Este é um kadaif (nome desses cabelos de anjo), em modo de bolo. Há outros formatos. Nozes em cima.  
Este é o tulumbe, que parece um churro. Estes doces turcos são doces pra cacete, então não faça como eu que saiu pedindo "um de cada". A glicose sobe à cabeça de um jeito que chega uma hora que você tem que parar.

Para digerir, uma bela caminhada. Mesmo fora do "Mercado Central", em áreas de menor aparência turca e cara mais típica de Europa, há ruas e praças agradáveis, onde você vê pessoas hoje vivendo numa bem-vinda paz, ainda que a vida aqui seja simples e muitos continuem pobres.
Homens jogando xadrez na praça, com uma igreja ao fundo. Aqui há uma mistura de religiões. Se por um lado eclodiram guerras pela diferença, por outro mostra que a convivência pacífica também é possível.
O que não faltava era gente peruando esse jogo. Esse tiozinho mesmo de camisa listrada à direita não parava de dar palpite, entrando no tabuleiro.
A catedral da cidade.
Ponte sobre o Rio Miljacka, que cruza Sarajevo.

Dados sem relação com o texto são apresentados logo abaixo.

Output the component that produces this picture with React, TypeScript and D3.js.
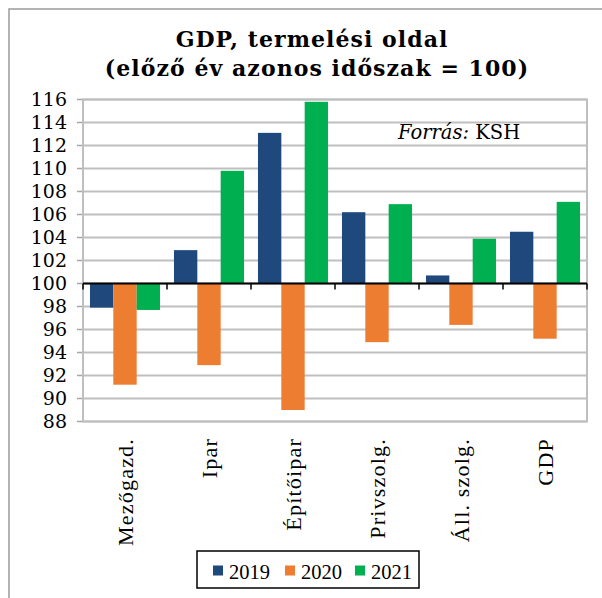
import React from "react";
import * as d3 from "d3";

const categories = ["Mezőgazd.", "Ipar", "Építőipar", "Privszolg.", "Áll. szolg.", "GDP"];
const seriesNames = ["2019", "2020", "2021"];
const values2019 = [97.9, 102.9, 113.1, 106.2, 100.7, 104.5];
const values2020 = [91.2, 92.9, 89.0, 94.9, 96.4, 95.2];
const values2021 = [97.7, 109.8, 115.8, 106.9, 103.9, 107.1];
const seriesColors = ["#1f497d", "#ed7d31", "#00b050"];
const yTicks = [88, 90, 92, 94, 96, 98, 100, 102, 104, 106, 108, 110, 112, 114, 116];

const W = 602;
const H = 598;
const plot = { left: 83, right: 587, top: 99.5, bottom: 421.5 };

export default function App() {
  const series = [values2019, values2020, values2021];
  const x = d3.scaleBand<string>().domain(categories).range([plot.left, plot.right]).paddingInner(0).paddingOuter(0);
  const bw = x.bandwidth();
  const inner = d3.scaleBand<string>().domain(seriesNames).range([bw * 0.083, bw * 0.917]).padding(0);
  const y = d3.scaleLinear().domain([88, 116]).range([plot.bottom, plot.top]);
  const y0 = y(100);
  const serif = "'DejaVu Serif', serif";
  const times = "'Liberation Serif', 'Times New Roman', serif";

  return (
    <>
      <style>{`body{margin:0}`}</style>
      <svg width={W} height={H} style={{ display: "block", background: "#fff" }}>
        <rect x={9} y={9} width={W + 20} height={H + 20} fill="#fff" stroke="#9a9a9a" strokeWidth={1.5} />
        <text x={312} y={47} textAnchor="middle" fontFamily={serif} fontWeight="bold" fontSize={22} letterSpacing={1.05} fill="#000">
          GDP, termelési oldal
        </text>
        <text x={317} y={76} textAnchor="middle" fontFamily={serif} fontWeight="bold" fontSize={22} letterSpacing={1.05} fill="#000">
          (előző év azonos időszak = 100)
        </text>
        {/* gridlines */}
        {yTicks.map((t) => (
          <g key={t}>
            <line x1={plot.left} x2={plot.right} y1={y(t)} y2={y(t)} stroke="#bfbfbf" strokeWidth={2} />
            <line x1={plot.left - 6} x2={plot.left} y1={y(t)} y2={y(t)} stroke="#a6a6a6" strokeWidth={1.5} />
            <text x={67} y={y(t)} dy="0.36em" textAnchor="end" fontFamily={serif} fontSize={19} fill="#000">
              {t}
            </text>
          </g>
        ))}
        <rect x={plot.left} y={plot.top} width={plot.right - plot.left} height={plot.bottom - plot.top} fill="none" stroke="#bfbfbf" strokeWidth={2} />
        <text x={398} y={139} fontFamily={serif} fontSize={19.5} fill="#000">
          <tspan fontStyle="italic">Forrás:</tspan> KSH
        </text>
        {/* bars */}
        {categories.map((c, i) => (
          <g key={c}>
            {series.map((vals, s) => {
              const v = vals[i];
              const bx = (x(c) as number) + (inner(seriesNames[s]) as number);
              const top = Math.min(y(v), y0);
              const h = Math.abs(y(v) - y0);
              return <rect key={s} x={bx} y={top} width={inner.bandwidth()} height={h} fill={seriesColors[s]} />;
            })}
          </g>
        ))}
        {/* zero axis */}
        <line x1={plot.left} x2={plot.right} y1={y0} y2={y0} stroke="#000" strokeWidth={2} />
        {d3.range(categories.length + 1).map((k) => {
          const tx = plot.left + k * bw;
          return <line key={k} x1={tx} x2={tx} y1={y0} y2={y0 + 6} stroke="#000" strokeWidth={1.5} />;
        })}
        {/* x labels */}
        {categories.map((c) => {
          const cx = (x(c) as number) + bw / 2;
          return (
            <text
              key={c}
              transform={`translate(${cx + 8},438) rotate(-90)`}
              textAnchor="end"
              fontFamily={times}
              fontSize={22}
              letterSpacing={1.2}
              fill="#000"
            >
              {c}
            </text>
          );
        })}
        {/* legend */}
        <rect x={197} y={551} width={222} height={37} fill="#fff" stroke="#000" strokeWidth={1.5} />
        {seriesNames.map((n, s) => {
          const lx = [213, 285, 355][s];
          return (
            <g key={n}>
              <rect x={lx} y={565.5} width={10} height={10} fill={seriesColors[s]} />
              <text x={lx + 16} y={579} fontFamily={times} fontSize={20.5} fill="#000">
                {n}
              </text>
            </g>
          );
        })}
      </svg>
    </>
  );
}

Anoitecia, e Dženan nos havia recomendado visitar a tradicional casa de chás do seu amigo Džirlo [Djírlo], curiosíssima figura que parecia uma versão mais idosa de Jesus Cristo Super Star.

Era meio atrapalhado, e sua mulher é quem geria realmente a loja. Mas a alma do lugar era ele. Ficava ali de papo com os clientes e contando histórias. De quebra, falava um pouco (ou um muito) de cada idioma. Certamente viveu a guerra, mas conseguiu manter-se alto astral. Claramente um profeta do atual "deboísmo" avant la lettre.
Eu e Džirlo.
A propósito, os chás são excelentes. (Procure por Džirlo e Sarajevo na internet que você acha, e poderá visitar pessoalmente.)

Garanto que toda esta cultura você pouco associava a Sarajevo, e nem imaginava que ela tivesse esses recantos bonitos. Eu fiquei positivamente surpreso e muito contente em descobri-la. Como disse: certamente uma das cidades mais distintas e provavelmente a capital mais subestimada de toda a Europa.

Ainda veríamos mais da Bósnia, partindo daqui pelo interior do país. A seguir.
Praça no centro de Sarajevo, em Baščaršija. Aprendeu a pronunciar? Pelo sim ou pelo não, visite e ouvirá.
Sarajevo, em seu lado belo, e que você desconhecia.